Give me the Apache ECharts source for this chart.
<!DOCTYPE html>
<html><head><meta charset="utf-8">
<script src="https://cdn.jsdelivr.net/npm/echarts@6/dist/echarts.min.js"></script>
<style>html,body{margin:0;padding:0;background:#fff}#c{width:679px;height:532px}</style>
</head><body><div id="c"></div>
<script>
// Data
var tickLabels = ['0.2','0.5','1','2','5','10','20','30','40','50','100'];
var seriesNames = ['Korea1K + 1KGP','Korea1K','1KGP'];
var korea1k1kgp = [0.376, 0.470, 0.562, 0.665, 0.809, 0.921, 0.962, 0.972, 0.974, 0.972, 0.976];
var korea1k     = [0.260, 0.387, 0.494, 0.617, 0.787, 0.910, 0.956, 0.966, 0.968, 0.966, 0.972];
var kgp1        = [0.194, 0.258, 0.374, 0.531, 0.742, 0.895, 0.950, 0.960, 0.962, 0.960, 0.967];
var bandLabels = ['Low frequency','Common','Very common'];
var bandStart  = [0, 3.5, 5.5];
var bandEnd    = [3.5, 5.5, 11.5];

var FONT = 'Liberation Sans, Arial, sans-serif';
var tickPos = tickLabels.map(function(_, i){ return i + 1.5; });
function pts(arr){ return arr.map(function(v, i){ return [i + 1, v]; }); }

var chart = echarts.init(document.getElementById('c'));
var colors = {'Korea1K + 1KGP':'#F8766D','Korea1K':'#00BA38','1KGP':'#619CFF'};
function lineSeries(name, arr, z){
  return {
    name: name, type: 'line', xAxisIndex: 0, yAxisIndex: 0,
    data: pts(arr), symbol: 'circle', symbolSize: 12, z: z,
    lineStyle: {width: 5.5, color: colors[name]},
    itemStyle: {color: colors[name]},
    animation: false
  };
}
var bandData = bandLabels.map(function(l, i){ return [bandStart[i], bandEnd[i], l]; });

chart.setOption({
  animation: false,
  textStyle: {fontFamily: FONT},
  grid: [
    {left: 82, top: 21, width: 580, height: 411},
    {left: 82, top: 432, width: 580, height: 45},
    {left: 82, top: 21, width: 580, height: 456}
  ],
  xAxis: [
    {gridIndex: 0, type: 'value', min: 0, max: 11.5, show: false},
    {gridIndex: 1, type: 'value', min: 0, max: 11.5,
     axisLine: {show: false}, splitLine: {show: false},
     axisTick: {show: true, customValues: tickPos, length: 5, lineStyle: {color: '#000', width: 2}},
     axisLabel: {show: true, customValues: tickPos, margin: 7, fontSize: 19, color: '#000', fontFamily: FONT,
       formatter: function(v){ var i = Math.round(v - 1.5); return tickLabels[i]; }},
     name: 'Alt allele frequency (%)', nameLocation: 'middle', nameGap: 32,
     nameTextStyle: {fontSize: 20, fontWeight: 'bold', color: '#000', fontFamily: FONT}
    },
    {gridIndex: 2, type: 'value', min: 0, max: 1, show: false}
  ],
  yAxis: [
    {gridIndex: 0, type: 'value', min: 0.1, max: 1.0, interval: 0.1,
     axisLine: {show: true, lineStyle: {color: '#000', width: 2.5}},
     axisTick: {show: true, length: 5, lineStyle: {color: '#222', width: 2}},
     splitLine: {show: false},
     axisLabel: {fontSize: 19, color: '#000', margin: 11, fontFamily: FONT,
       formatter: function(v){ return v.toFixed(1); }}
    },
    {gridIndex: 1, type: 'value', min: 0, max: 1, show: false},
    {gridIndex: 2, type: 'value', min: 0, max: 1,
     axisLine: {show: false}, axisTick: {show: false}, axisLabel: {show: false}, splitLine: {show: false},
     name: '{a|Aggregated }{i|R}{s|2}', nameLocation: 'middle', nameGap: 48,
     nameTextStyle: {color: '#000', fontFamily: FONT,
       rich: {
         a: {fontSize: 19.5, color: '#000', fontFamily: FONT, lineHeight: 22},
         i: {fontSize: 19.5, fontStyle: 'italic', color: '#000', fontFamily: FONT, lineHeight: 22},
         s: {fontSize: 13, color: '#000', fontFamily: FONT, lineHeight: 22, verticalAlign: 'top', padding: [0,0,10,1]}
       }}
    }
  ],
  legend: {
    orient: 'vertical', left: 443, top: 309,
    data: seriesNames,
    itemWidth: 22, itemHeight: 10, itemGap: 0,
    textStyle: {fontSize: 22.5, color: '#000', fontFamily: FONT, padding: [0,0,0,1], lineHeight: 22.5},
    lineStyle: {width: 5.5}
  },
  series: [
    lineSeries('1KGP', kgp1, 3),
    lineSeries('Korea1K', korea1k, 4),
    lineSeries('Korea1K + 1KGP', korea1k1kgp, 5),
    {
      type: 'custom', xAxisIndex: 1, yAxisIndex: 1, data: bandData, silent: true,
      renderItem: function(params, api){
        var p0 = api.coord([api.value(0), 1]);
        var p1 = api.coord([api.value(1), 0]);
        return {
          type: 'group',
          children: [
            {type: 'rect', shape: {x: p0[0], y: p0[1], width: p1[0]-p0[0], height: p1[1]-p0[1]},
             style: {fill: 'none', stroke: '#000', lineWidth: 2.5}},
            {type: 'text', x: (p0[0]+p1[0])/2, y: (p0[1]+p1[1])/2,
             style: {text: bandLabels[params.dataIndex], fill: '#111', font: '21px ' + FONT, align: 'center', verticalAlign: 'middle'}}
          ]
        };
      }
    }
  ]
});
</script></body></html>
────
# TO BE DONE
Write down again the exact lines running from the beginning of the data to the line containing "[bandStart[i], bandEnd[i], l];", with both ends included.

# IN RESPONSE
Give me the Apache ECharts source for this chart.
<!DOCTYPE html>
<html><head><meta charset="utf-8">
<script src="https://cdn.jsdelivr.net/npm/echarts@6/dist/echarts.min.js"></script>
<style>html,body{margin:0;padding:0;background:#fff}#c{width:679px;height:532px}</style>
</head><body><div id="c"></div>
<script>
// Data
var tickLabels = ['0.2','0.5','1','2','5','10','20','30','40','50','100'];
var seriesNames = ['Korea1K + 1KGP','Korea1K','1KGP'];
var korea1k1kgp = [0.376, 0.470, 0.562, 0.665, 0.809, 0.921, 0.962, 0.972, 0.974, 0.972, 0.976];
var korea1k     = [0.260, 0.387, 0.494, 0.617, 0.787, 0.910, 0.956, 0.966, 0.968, 0.966, 0.972];
var kgp1        = [0.194, 0.258, 0.374, 0.531, 0.742, 0.895, 0.950, 0.960, 0.962, 0.960, 0.967];
var bandLabels = ['Low frequency','Common','Very common'];
var bandStart  = [0, 3.5, 5.5];
var bandEnd    = [3.5, 5.5, 11.5];

var FONT = 'Liberation Sans, Arial, sans-serif';
var tickPos = tickLabels.map(function(_, i){ return i + 1.5; });
function pts(arr){ return arr.map(function(v, i){ return [i + 1, v]; }); }

var chart = echarts.init(document.getElementById('c'));
var colors = {'Korea1K + 1KGP':'#F8766D','Korea1K':'#00BA38','1KGP':'#619CFF'};
function lineSeries(name, arr, z){
  return {
    name: name, type: 'line', xAxisIndex: 0, yAxisIndex: 0,
    data: pts(arr), symbol: 'circle', symbolSize: 12, z: z,
    lineStyle: {width: 5.5, color: colors[name]},
    itemStyle: {color: colors[name]},
    animation: false
  };
}
var bandData = bandLabels.map(function(l, i){ return [bandStart[i], bandEnd[i], l]; });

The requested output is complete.